Skip every image and restate the data word for word.

> _GIVEN MATERIAL_
* * * * *

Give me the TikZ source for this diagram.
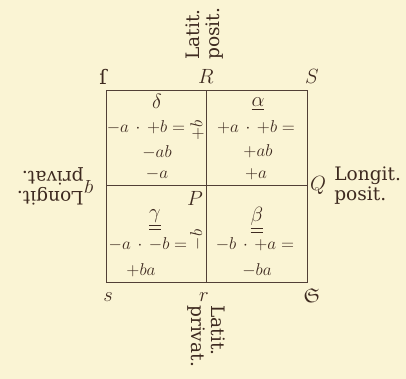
\documentclass[tikz,border=0pt]{standalone}
\usepackage{amssymb}
\usepackage{fontspec}
\setmainfont{DejaVu Serif}
\definecolor{paper}{RGB}{250,244,212}
\definecolor{ink}{RGB}{62,42,32}

\begin{document}
\begin{tikzpicture}[x=0.7pt,y=-0.7pt,every node/.style={text=ink,inner sep=0pt},
  corner/.style={font=\fontsize{14}{16}\selectfont},
  axis/.style={font=\fontsize{13}{14}\selectfont,align=left},
  entry/.style={font=\fontsize{12}{14}\selectfont},
  letter/.style={font=\fontsize{14}{16}\selectfont},
  frame/.style={draw=ink!90,line width=0.65pt}]
  \fill[paper] (0,0) rectangle (406,379);
  \useasboundingbox (0,0) rectangle (406,379);
  % frame of the four quadrants
  \coordinate (nw) at (106,90);
  \coordinate (se) at (307,282);
  \coordinate (n) at (206,90);
  \coordinate (s) at (206,282);
  \coordinate (w) at (106,185);
  \coordinate (e) at (307,185);
  \draw[frame] (nw) rectangle (se);
  \draw[frame] (n) -- (s);
  \draw[frame] (w) -- (e);
  % corner letters
  \node[corner] (mark) at (103,77) {ſ};
  \node[corner] (R) at (206,76) {$R$};
  \node[corner] (S) at (312,76) {$S$};
  \node[corner] (Q) at (318,185) {$Q$};
  \node[corner,rotate=180] (q) at (89,187) {$q$};
  \node[corner] (P) at (195,198) {$P$};
  \node[corner] (s) at (108,297) {$s$};
  \node[corner] (r) at (204,297) {$r$};
  \node[corner] (Sfrak) at (312,296) {$\mathfrak{S}$};
  % axis labels
  \node[axis,rotate=90,anchor=west] (latpos) at (205,60) {Latit.\\posit.};
  \node[axis,rotate=-90,anchor=west] (latpriv) at (206,305) {Latit.\\privat.};
  \node[axis,anchor=west] (longpos) at (334,186) {Longit.\\posit.};
  \node[axis,rotate=180,anchor=west] (longpriv) at (84,186) {Longit.\\privat.};
  % quadrant delta
  \node[letter] (delta) at (157,101) {$\delta$};
  \node[entry] (d1) at (146,127) {$-a\,\cdot\,{+b}=$};
  \node[entry,rotate=90] (d1r) at (197,130) {$+b$};
  \node[entry] (d2) at (157,152) {$-ab$};
  \node[entry] (d3) at (157,174) {$-a$};
  % quadrant alpha
  \node[letter] (alpha) at (258,104) {$\underline{\alpha}$};
  \node[entry] (a1) at (256,127) {$+a\,\cdot\,{+b}=$};
  \node[entry] (a2) at (258,151) {$+ab$};
  \node[entry] (a3) at (256,174) {$+a$};
  % quadrant gamma
  \node[letter] (gamma) at (155,220) {$\underline{\underline{\gamma}}$};
  \node[entry] (g1) at (148,244) {$-a\,\cdot\,{-b}=$};
  \node[entry,rotate=90] (g1r) at (197,240) {$-b$};
  \node[entry] (g2) at (141,270) {$+ba$};
  % quadrant beta
  \node[letter] (beta) at (257,220) {$\underline{\underline{\beta}}$};
  \node[entry] (b1) at (255,244) {$-b\,\cdot\,{+a}=$};
  \node[entry] (b2) at (257,270) {$-ba$};
\end{tikzpicture}
\end{document}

* * * * *

> _OUTPUT FOR THIS EXERCISE_
Give me the TikZ source for this diagram.
\documentclass[tikz,border=0pt]{standalone}
\usepackage{amssymb}
\usepackage{fontspec}
\setmainfont{DejaVu Serif}
\definecolor{paper}{RGB}{250,244,212}
\definecolor{ink}{RGB}{62,42,32}

\begin{document}
\begin{tikzpicture}[x=0.7pt,y=-0.7pt,every node/.style={text=ink,inner sep=0pt},
  corner/.style={font=\fontsize{14}{16}\selectfont},
  axis/.style={font=\fontsize{13}{14}\selectfont,align=left},
  entry/.style={font=\fontsize{12}{14}\selectfont},
  letter/.style={font=\fontsize{14}{16}\selectfont},
  frame/.style={draw=ink!90,line width=0.65pt}]
  \fill[paper] (0,0) rectangle (406,379);
  \useasboundingbox (0,0) rectangle (406,379);
  % frame of the four quadrants
  \coordinate (nw) at (106,90);
  \coordinate (se) at (307,282);
  \coordinate (n) at (206,90);
  \coordinate (s) at (206,282);
  \coordinate (w) at (106,185);
  \coordinate (e) at (307,185);
  \draw[frame] (nw) rectangle (se);
  \draw[frame] (n) -- (s);
  \draw[frame] (w) -- (e);
  % corner letters
  \node[corner] (mark) at (103,77) {ſ};
  \node[corner] (R) at (206,76) {$R$};
  \node[corner] (S) at (312,76) {$S$};
  \node[corner] (Q) at (318,185) {$Q$};
  \node[corner,rotate=180] (q) at (89,187) {$q$};
  \node[corner] (P) at (195,198) {$P$};
  \node[corner] (s) at (108,297) {$s$};
  \node[corner] (r) at (204,297) {$r$};
  \node[corner] (Sfrak) at (312,296) {$\mathfrak{S}$};
  % axis labels
  \node[axis,rotate=90,anchor=west] (latpos) at (205,60) {Latit.\\posit.};
  \node[axis,rotate=-90,anchor=west] (latpriv) at (206,305) {Latit.\\privat.};
  \node[axis,anchor=west] (longpos) at (334,186) {Longit.\\posit.};
  \node[axis,rotate=180,anchor=west] (longpriv) at (84,186) {Longit.\\privat.};
  % quadrant delta
  \node[letter] (delta) at (157,101) {$\delta$};
  \node[entry] (d1) at (146,127) {$-a\,\cdot\,{+b}=$};
  \node[entry,rotate=90] (d1r) at (197,130) {$+b$};
  \node[entry] (d2) at (157,152) {$-ab$};
  \node[entry] (d3) at (157,174) {$-a$};
  % quadrant alpha
  \node[letter] (alpha) at (258,104) {$\underline{\alpha}$};
  \node[entry] (a1) at (256,127) {$+a\,\cdot\,{+b}=$};
  \node[entry] (a2) at (258,151) {$+ab$};
  \node[entry] (a3) at (256,174) {$+a$};
  % quadrant gamma
  \node[letter] (gamma) at (155,220) {$\underline{\underline{\gamma}}$};
  \node[entry] (g1) at (148,244) {$-a\,\cdot\,{-b}=$};
  \node[entry,rotate=90] (g1r) at (197,240) {$-b$};
  \node[entry] (g2) at (141,270) {$+ba$};
  % quadrant beta
  \node[letter] (beta) at (257,220) {$\underline{\underline{\beta}}$};
  \node[entry] (b1) at (255,244) {$-b\,\cdot\,{+a}=$};
  \node[entry] (b2) at (257,270) {$-ba$};
\end{tikzpicture}
\end{document}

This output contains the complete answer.